Self-appointed help at market.
Hello everybody -
At the market I participate at there is a man that shows up almost every Saturday that volunteers to help without asking me if I am needing any extra help for the day. He gets right behind my sales tables at my booth, makes himself right at home, and then usually talks about inappropriate things or unrelated things while I am trying to say good morning to the people passing by. Yesterday I had to explain to him that I have one day a week to sell the material that I grow and bring to the market - and that I am not there to socialize with him. I also said that during the busiest time of year I could use his help but would let him know before hand through a phone call or email. I have a woman friend that comes with me to the market to sell every week and that is usually all the help I need. I am afraid that my self appointed helper will show up again next weekend as if nothing was said to him - and I couldn't have been any more direct or to the point when I told him if I needed his help I would ask him ahead of time.
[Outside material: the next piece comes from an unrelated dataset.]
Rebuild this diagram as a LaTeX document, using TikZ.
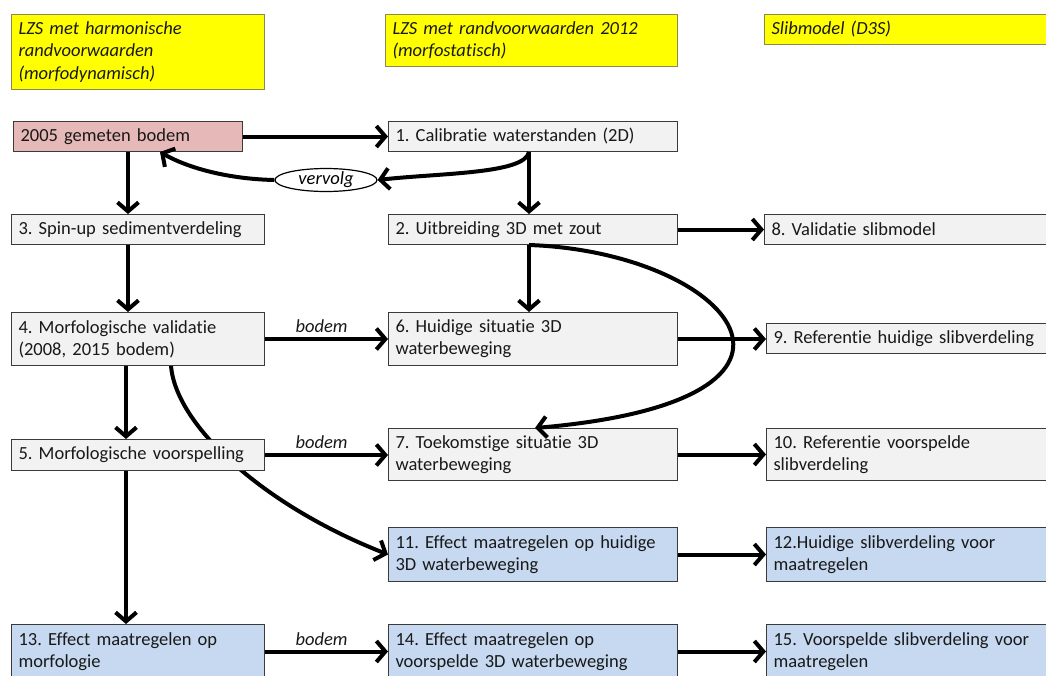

The Honey Lady at the same market has a woman that shows up every week to volunteer without ever being asked and honestly the 'honey helper' doesn't help much with sales and usually looks like she needs a bath. The honey lady is too nice to tell her volunteer to go away - the Goat Milk Cheese people had a self - appointed helper that they kicked out after a season and now this person hangs around my space and takes pictures of my product - but doesn't buy anything. I am sure there are other vendors at the market that are experiencing the same thing that I am not aware of.
I think these 'helpers' really love the market, they befriend a vendor that they particularly like, and then behave like they are an active part of it. I call them market groupies.
So do I talk with the market manager? Should I make the people in charge of the market aware of what's going on to see if they can do anything about it? The folks that run the market are very easy to work with and accommodating.
What would you do or say to these people who's help just isn't needed?